The records:
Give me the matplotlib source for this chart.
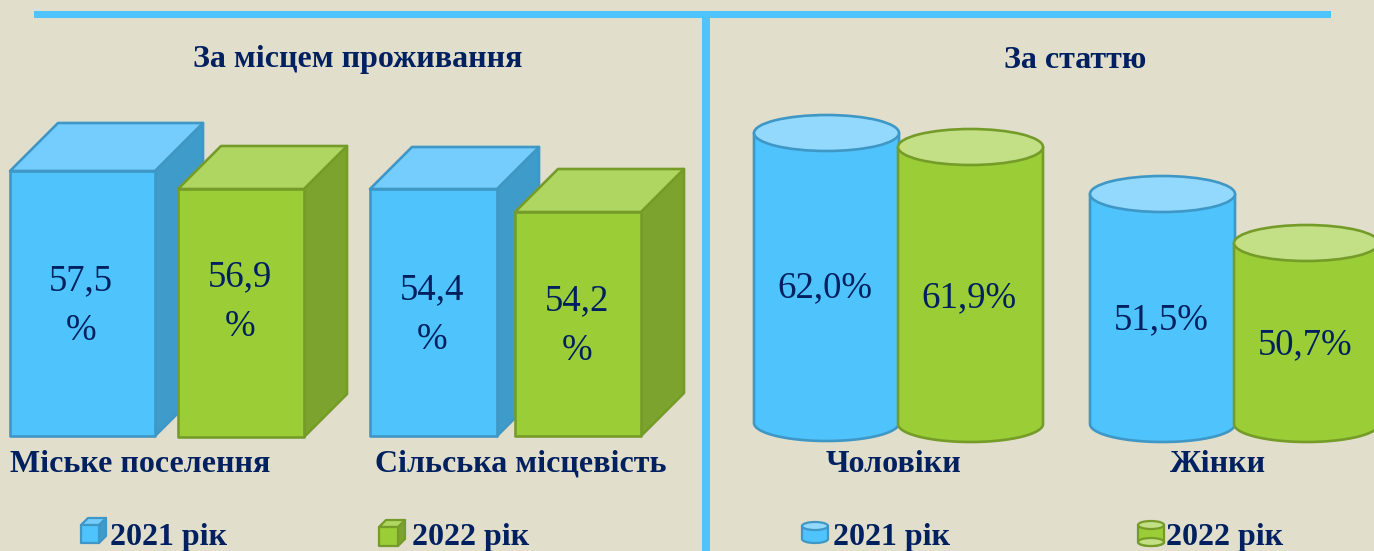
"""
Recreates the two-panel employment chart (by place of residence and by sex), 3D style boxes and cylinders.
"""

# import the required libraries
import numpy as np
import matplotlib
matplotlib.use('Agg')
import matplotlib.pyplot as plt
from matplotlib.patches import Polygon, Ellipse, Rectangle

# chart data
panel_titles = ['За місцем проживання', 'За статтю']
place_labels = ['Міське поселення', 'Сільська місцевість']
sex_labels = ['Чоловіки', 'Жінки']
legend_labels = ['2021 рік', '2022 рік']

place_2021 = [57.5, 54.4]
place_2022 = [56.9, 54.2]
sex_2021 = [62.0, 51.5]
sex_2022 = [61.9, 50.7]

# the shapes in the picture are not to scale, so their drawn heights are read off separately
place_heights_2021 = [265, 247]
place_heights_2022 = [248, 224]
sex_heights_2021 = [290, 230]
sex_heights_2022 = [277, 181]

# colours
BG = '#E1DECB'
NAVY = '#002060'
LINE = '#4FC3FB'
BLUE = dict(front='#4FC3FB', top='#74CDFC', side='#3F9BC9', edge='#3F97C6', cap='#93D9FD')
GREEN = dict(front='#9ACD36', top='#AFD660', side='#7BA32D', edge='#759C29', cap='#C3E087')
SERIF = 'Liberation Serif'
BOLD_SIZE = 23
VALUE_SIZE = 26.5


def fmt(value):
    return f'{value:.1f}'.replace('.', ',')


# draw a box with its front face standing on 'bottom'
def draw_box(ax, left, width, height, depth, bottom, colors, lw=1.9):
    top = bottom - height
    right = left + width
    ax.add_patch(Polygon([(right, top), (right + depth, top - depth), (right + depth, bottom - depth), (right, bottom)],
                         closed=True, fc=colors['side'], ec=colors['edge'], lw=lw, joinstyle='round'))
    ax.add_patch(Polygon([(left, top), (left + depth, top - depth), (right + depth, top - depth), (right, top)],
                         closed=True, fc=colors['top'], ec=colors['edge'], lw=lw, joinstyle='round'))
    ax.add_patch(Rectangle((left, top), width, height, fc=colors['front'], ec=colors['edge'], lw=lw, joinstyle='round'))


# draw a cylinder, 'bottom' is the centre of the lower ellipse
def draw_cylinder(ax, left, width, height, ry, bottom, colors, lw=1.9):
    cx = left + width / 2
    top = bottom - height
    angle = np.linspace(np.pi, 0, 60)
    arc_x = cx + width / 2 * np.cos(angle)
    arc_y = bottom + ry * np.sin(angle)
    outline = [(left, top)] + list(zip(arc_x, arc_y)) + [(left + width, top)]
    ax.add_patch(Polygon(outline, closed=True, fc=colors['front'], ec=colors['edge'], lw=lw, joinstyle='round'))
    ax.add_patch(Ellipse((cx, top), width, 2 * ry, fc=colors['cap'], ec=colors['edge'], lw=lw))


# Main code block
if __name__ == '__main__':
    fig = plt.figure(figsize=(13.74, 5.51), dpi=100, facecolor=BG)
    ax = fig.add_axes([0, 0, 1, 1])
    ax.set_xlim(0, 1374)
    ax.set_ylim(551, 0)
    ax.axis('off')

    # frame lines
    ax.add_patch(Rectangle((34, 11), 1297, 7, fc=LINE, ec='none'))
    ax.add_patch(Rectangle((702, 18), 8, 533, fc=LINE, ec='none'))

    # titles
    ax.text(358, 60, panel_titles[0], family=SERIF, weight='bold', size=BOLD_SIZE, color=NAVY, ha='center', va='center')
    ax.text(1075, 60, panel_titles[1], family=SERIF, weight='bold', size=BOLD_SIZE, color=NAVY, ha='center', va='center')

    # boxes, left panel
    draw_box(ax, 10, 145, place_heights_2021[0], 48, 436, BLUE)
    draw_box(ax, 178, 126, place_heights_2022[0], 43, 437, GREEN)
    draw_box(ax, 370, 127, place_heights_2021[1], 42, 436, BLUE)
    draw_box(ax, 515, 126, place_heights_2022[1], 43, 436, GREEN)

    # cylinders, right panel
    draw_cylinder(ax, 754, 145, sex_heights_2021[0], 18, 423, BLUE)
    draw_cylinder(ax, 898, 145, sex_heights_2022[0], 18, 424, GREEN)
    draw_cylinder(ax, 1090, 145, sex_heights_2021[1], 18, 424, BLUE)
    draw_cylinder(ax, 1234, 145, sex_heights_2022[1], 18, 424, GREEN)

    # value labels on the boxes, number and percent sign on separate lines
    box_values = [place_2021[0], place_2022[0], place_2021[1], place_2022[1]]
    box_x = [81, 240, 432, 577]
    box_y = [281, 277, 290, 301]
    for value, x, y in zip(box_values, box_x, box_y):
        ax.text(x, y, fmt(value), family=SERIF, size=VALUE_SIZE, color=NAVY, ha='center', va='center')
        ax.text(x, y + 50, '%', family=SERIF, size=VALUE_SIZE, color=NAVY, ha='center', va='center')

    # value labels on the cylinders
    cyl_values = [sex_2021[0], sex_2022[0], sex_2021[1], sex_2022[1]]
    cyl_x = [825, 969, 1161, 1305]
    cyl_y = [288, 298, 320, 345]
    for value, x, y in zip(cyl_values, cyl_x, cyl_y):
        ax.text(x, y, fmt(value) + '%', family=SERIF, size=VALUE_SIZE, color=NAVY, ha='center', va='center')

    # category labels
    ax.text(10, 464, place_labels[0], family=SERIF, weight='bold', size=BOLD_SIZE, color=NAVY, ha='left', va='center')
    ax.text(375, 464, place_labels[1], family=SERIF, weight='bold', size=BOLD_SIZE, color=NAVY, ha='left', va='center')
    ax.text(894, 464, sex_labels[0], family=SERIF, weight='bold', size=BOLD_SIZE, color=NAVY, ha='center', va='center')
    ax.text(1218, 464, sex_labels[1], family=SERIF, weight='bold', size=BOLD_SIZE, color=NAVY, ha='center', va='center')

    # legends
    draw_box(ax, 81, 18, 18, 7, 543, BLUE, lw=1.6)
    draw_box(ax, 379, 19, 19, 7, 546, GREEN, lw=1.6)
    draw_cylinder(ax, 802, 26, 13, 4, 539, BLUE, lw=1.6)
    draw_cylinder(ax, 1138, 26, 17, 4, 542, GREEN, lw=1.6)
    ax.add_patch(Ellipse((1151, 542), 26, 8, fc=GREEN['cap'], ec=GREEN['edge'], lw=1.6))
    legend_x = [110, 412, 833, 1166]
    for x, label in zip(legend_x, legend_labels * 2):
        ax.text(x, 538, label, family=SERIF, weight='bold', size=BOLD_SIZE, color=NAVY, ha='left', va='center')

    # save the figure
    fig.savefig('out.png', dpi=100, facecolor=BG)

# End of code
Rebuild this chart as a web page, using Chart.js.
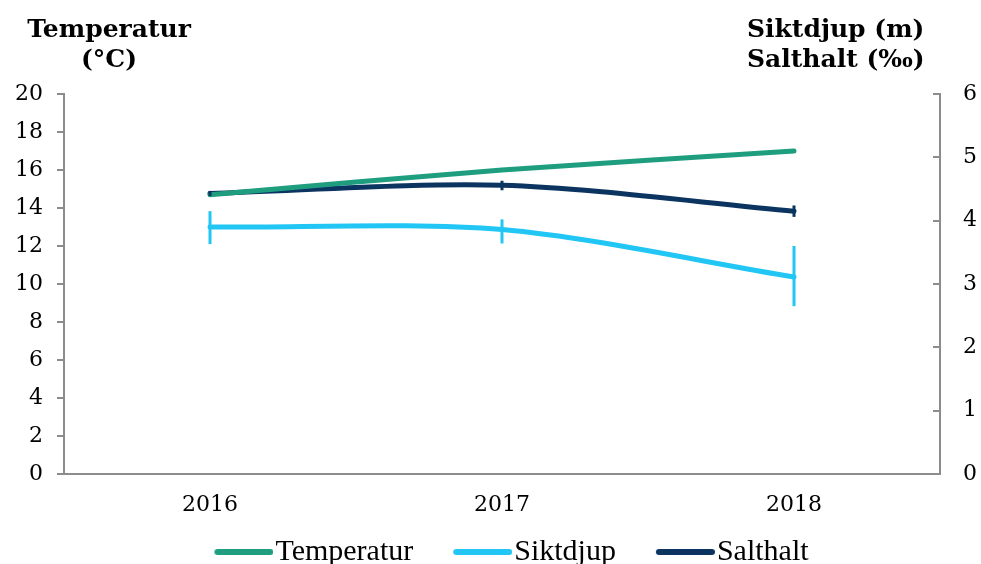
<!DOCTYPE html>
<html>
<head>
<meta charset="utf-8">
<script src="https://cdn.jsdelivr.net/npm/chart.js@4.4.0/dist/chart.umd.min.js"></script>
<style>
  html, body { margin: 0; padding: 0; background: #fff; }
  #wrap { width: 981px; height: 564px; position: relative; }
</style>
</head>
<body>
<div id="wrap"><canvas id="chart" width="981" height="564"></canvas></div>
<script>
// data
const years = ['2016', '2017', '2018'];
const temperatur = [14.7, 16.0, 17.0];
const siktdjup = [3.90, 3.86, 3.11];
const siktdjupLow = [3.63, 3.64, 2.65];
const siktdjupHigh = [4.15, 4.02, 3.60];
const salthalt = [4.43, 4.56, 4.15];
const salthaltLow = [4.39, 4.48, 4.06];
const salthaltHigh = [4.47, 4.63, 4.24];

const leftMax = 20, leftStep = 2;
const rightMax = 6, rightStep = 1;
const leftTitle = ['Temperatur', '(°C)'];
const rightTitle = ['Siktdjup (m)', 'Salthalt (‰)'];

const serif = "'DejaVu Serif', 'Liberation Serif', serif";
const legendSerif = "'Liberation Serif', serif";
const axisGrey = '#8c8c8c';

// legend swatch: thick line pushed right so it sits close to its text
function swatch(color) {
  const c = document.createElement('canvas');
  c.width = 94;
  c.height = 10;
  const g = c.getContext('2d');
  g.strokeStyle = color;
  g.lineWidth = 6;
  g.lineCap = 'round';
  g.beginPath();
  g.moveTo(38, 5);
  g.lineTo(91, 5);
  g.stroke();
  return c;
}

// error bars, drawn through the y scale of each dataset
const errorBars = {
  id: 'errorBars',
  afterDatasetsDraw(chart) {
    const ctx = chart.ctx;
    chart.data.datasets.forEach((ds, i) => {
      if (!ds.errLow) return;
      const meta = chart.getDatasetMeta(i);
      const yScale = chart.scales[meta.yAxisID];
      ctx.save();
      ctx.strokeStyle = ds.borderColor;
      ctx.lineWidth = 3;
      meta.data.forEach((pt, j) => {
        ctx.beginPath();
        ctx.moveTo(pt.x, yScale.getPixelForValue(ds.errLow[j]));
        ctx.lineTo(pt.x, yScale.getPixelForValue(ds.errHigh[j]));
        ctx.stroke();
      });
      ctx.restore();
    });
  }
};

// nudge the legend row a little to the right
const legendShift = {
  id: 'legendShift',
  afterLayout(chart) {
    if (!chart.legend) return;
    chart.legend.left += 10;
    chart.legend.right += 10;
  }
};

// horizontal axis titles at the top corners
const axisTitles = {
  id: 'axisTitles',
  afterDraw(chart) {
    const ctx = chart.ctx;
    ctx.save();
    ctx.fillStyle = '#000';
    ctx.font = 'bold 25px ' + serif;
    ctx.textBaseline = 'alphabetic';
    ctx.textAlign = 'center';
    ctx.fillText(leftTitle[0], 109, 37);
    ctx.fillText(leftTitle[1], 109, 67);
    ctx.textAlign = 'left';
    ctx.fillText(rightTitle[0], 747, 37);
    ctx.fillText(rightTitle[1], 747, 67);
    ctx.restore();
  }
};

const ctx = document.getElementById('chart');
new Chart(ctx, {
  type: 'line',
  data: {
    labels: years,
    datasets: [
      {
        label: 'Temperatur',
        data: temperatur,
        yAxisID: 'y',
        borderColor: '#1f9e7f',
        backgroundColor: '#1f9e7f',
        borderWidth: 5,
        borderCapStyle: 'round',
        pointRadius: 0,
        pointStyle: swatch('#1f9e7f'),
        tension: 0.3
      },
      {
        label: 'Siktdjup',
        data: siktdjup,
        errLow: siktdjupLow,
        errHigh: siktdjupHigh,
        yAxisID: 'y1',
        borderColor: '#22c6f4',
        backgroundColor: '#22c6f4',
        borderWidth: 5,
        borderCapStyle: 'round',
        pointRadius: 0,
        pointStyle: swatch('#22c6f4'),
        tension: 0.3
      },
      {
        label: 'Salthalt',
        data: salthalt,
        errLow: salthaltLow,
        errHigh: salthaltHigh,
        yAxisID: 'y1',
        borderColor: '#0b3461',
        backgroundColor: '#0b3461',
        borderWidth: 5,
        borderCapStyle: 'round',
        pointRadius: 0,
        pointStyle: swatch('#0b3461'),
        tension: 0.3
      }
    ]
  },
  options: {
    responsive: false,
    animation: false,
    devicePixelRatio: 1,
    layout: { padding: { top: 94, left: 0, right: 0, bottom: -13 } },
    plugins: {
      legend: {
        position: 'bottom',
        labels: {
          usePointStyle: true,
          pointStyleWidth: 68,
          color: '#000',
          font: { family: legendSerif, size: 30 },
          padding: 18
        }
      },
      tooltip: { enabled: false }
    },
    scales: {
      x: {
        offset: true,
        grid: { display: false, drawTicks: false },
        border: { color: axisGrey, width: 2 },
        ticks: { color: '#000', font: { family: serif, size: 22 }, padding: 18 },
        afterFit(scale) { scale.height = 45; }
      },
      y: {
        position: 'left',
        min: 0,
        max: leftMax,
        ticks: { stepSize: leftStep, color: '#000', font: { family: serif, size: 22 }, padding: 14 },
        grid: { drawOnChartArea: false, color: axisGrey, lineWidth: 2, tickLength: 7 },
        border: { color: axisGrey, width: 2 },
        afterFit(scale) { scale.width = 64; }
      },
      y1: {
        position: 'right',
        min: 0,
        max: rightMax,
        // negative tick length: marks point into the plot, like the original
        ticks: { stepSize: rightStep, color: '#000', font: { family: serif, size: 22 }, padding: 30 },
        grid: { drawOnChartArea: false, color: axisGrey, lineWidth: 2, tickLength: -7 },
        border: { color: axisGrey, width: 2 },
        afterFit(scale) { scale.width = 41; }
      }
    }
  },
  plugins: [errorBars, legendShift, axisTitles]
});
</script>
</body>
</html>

Exercise: In the entries above, find every line holding the word "this" and copy it out.

The answer:
Give me the matplotlib source for this chart.
Rebuild this chart as a web page, using Chart.js.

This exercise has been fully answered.